Every few seconds, the power grid faces a challenge that would stump most supercomputers. How to balance fluctuating energy demands, respect physical limits, and minimize costs—all at once. A new system from MIT promises to do it faster and more reliably than ever before.

Researchers have unveiled FSNet, a machine-learning framework that solves complex optimization problems far more quickly than traditional mathematical solvers, while still guaranteeing feasible, real-world solutions. The system could transform how power grids are managed, particularly as renewable energy introduces more volatility into supply and demand.

When Speed Meets Feasibility

Traditional solvers, while mathematically exact, often take hours to find an optimal solution. Deep learning models, on the other hand, can deliver answers in seconds—but without guarantees that the results are safe or even usable. FSNet combines both worlds. It uses a neural network to make an initial prediction, then a feasibility-seeking algorithm that iteratively adjusts the result until it satisfies every constraint, such as generator limits or voltage thresholds.

“This step is very important. In FSNet, we can have the rigorous guarantees that we need in practice,” said lead author Hoang Nguyen, an electrical engineering graduate student at MIT.

The feasibility-seeking step, which ensures both equality and inequality constraints are respected, gives FSNet its name. Unlike previous methods that treat each type of constraint separately, FSNet handles them together, simplifying the workflow. The researchers tested the system on a range of mathematical and real-world problems and found that FSNet was often orders of magnitude faster than established solvers while matching or exceeding their accuracy.

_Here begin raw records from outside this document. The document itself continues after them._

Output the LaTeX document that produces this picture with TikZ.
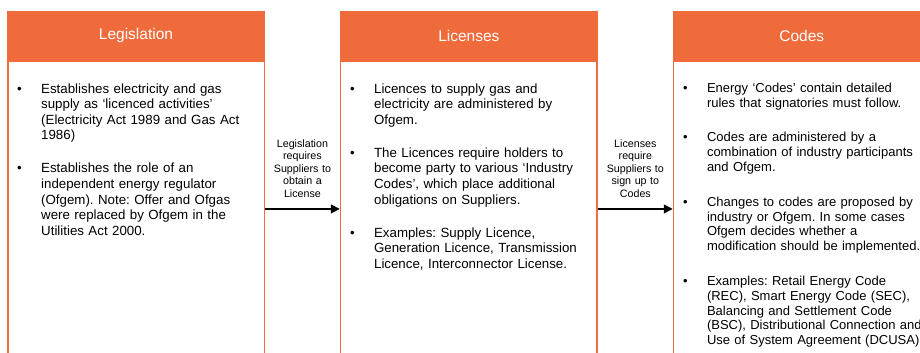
\documentclass[tikz,border=0pt]{standalone}
\usepackage{fontspec}
\setmainfont{Liberation Sans}
\usetikzlibrary{arrows.meta,positioning}
\definecolor{orange}{HTML}{F06B3B}
\frenchspacing

% bulleted text inside the column boxes
\newlength{\pointgap}
\setlength{\pointgap}{17.5pt}
\newenvironment{points}{\begin{list}{\textbullet}{%
  \setlength{\leftmargin}{24pt}\setlength{\labelwidth}{24pt}%
  \setlength{\labelsep}{0pt}\setlength{\itemindent}{0pt}%
  \setlength{\itemsep}{\pointgap}\setlength{\parsep}{0pt}%
  \setlength{\topsep}{0pt}\setlength{\partopsep}{0pt}%
  \def\makelabel##1{##1\hfil}}}{\end{list}}

\begin{document}
\begin{tikzpicture}[x=1pt,y=-1pt,
  head/.style={fill=orange,text=white,minimum width=258pt,minimum height=48.5pt,inner sep=0pt,font=\fontsize{15.5}{18}\selectfont},
  body/.style={draw=orange,line width=1.5pt,minimum width=256.5pt,minimum height=296pt,inner sep=0pt},
  bullets/.style={anchor=north west,inner sep=0pt,text width=270pt,align=left,font=\fontsize{13.3}{15.6}\selectfont},
  note/.style={inner sep=0pt,text width=70pt,align=center,font=\fontsize{10.7}{12.6}\selectfont},
  link/.style={line width=2.6pt,-{Triangle[length=9pt,width=8.5pt]}}]
\useasboundingbox (0,0) rectangle (920,353);

% column headers
\node[head] (leg) at (136,35.75) {Legislation};
\node[head,right=74.5pt of leg] (lic) {Licenses};
\node[head,right=74.5pt of lic] (cod) {Codes};

% column bodies
\node[body,below=0pt of leg] (legbody) {};
\node[body,below=0pt of lic] (licbody) {};
\node[body,below=0pt of cod] (codbody) {};

\node[bullets,below right=17pt and 10pt of legbody.north west] (legtext) {\begin{points}
\item Establishes electricity and gas\\ supply as ‘licenced activities’\\ (Electricity Act 1989 and Gas Act\\ 1986)
\item Establishes the role of an\\ independent energy regulator\\ (Ofgem). Note: Offer and Ofgas\\ were replaced by Ofgem in the\\ Utilities Act 2000.
\end{points}};

\node[bullets,below right=17pt and 10pt of licbody.north west] (lictext) {\begin{points}
\item Licences to supply gas and\\ electricity are administered by\\ Ofgem.
\item The Licences require holders to\\ become party to various ‘Industry\\ Codes’, which place additional\\ obligations on Suppliers.
\item Examples: Supply Licence,\\ Generation Licence, Transmission\\ Licence, Interconnector License.
\end{points}};

% third column is set a little tighter
\node[bullets,font=\fontsize{13}{14.8}\selectfont,below right=17pt and 10pt of codbody.north west] (codtext) {\setlength{\pointgap}{20pt}\begin{points}
\item Energy ‘Codes’ contain detailed\\ rules that signatories must follow.
\item Codes are administered by a\\ combination of industry participants\\ and Ofgem.
\item Changes to codes are proposed by\\ industry or Ofgem. In some cases\\ Ofgem decides whether a\\ modification should be implemented.
\item Examples: Retail Energy Code\\ (REC), Smart Energy Code (SEC),\\ Balancing and Settlement Code\\ (BSC), Distributional Connection and\\ Use of System Agreement (DCUSA)
\end{points}};

% arrows between the columns
\draw[link] (legbody) -- node[note,above=10pt] {Legislation\\ requires\\ Suppliers to\\ obtain a\\ License} (licbody);
\draw[link] (licbody) -- node[note,above=10pt] {Licenses\\ require\\ Suppliers to\\ sign up to\\ Codes} (codbody);
\end{tikzpicture}
\end{document}
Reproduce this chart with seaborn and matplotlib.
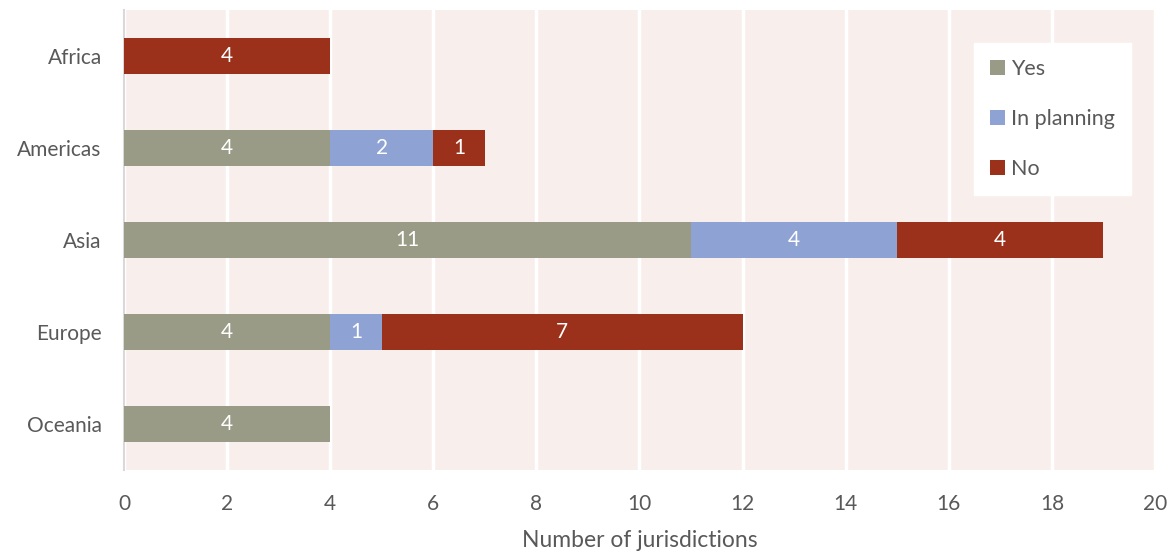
import numpy as np
import pandas as pd
import matplotlib
matplotlib.use("Agg")
import matplotlib.pyplot as plt
import seaborn as sns
from matplotlib.patches import Patch

# ---------------------- DATA ----------------------
regions = ["Africa", "Americas", "Asia", "Europe", "Oceania"]
yes = [0, 4, 11, 4, 4]
in_planning = [0, 2, 4, 1, 0]
no = [4, 1, 4, 7, 0]

series = ["Yes", "In planning", "No"]
colors = {"Yes": "#9A9B86", "In planning": "#8FA2D4", "No": "#9C311B"}

df = pd.DataFrame({"Region": regions, "Yes": yes, "In planning": in_planning, "No": no})
df["c1"] = df["Yes"]
df["c2"] = df["Yes"] + df["In planning"]
df["c3"] = df["c2"] + df["No"]

# ---------------------- PLOT ----------------------
sns.set_style("white")
plt.rcParams["font.family"] = ["Lato", "DejaVu Sans"]
text_col = "#595959"

fig = plt.figure(figsize=(11.74, 5.53), dpi=100)
ax = fig.add_axes([0.1056, 0.150, 0.8782, 0.832])
ax.set_facecolor("#F8EFEC")

# stacked bars drawn back to front (cumulative totals)
for col, name in [("c3", "No"), ("c2", "In planning"), ("c1", "Yes")]:
    sns.barplot(data=df, x=col, y="Region", order=regions, color=colors[name],
                width=0.39, saturation=1, orient="h", ax=ax, zorder=3,
                edgecolor="none", linewidth=0)

# value labels
for i, r in df.iterrows():
    start = 0
    for name in series:
        v = r[name]
        if v > 0:
            ax.text(start + v / 2, i, str(v), ha="center", va="center",
                    color="white", fontsize=15, zorder=4)
        start += v

ax.set_xlim(0, 20)
ax.set_ylim(4.5, -0.5)
ax.set_xticks(np.arange(0, 21, 2))
ax.grid(axis="x", color="white", linewidth=2.5, zorder=1)
ax.set_axisbelow(True)
for s in ["top", "right", "bottom"]:
    ax.spines[s].set_visible(False)
ax.spines["left"].set_color("#D9D9D9")
ax.spines["left"].set_linewidth(1.5)

ax.set_ylabel("")
ax.set_xlabel("Number of jurisdictions", fontsize=16.5, color=text_col, labelpad=12)
ax.tick_params(axis="both", length=0, labelsize=15, colors=text_col)
ax.tick_params(axis="x", pad=17)
ax.tick_params(axis="y", pad=16)

handles = [Patch(facecolor=colors[n], edgecolor="none", label=n) for n in series]
leg = ax.legend(handles=handles, loc="upper left", bbox_to_anchor=(0.824, 0.928),
                frameon=True, fancybox=False, fontsize=15.5, handlelength=0.7,
                handleheight=0.7, handletextpad=0.3, labelspacing=1.38,
                borderpad=0.75, borderaxespad=0, framealpha=1)
leg.get_frame().set_facecolor("white")
leg.get_frame().set_edgecolor("white")
leg.set_zorder(5)
for t in leg.get_texts():
    t.set_color(text_col)

fig.savefig("out.png", dpi=100, facecolor="white")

Applications Beyond the Grid

For grid operators, FSNet could mean faster, safer decisions when balancing renewable energy inputs with fluctuating demand. But its impact may stretch far beyond power systems. The same principles could optimize manufacturing schedules, design new products, or even improve financial portfolio management—anywhere complex decisions must obey strict constraints.

“You have to look at the needs of the application and design methods in a way that actually fulfills those needs,” said senior author Priya Donti, the Silverman Family Career Development Professor in MIT’s Department of Electrical Engineering and Computer Science.

In tests involving quadratic and nonlinear problems, FSNet produced near-zero constraint violations and small optimality gaps, sometimes even finding better local solutions than classical solvers. The system’s hybrid design also scales well with problem size, becoming more advantageous in large-scale settings.

Next steps for the team include reducing FSNet’s memory load and integrating even faster optimization algorithms. As power systems grow more complex and interconnected, methods like FSNet could help ensure that the grid’s decisions remain not just smart, but safe.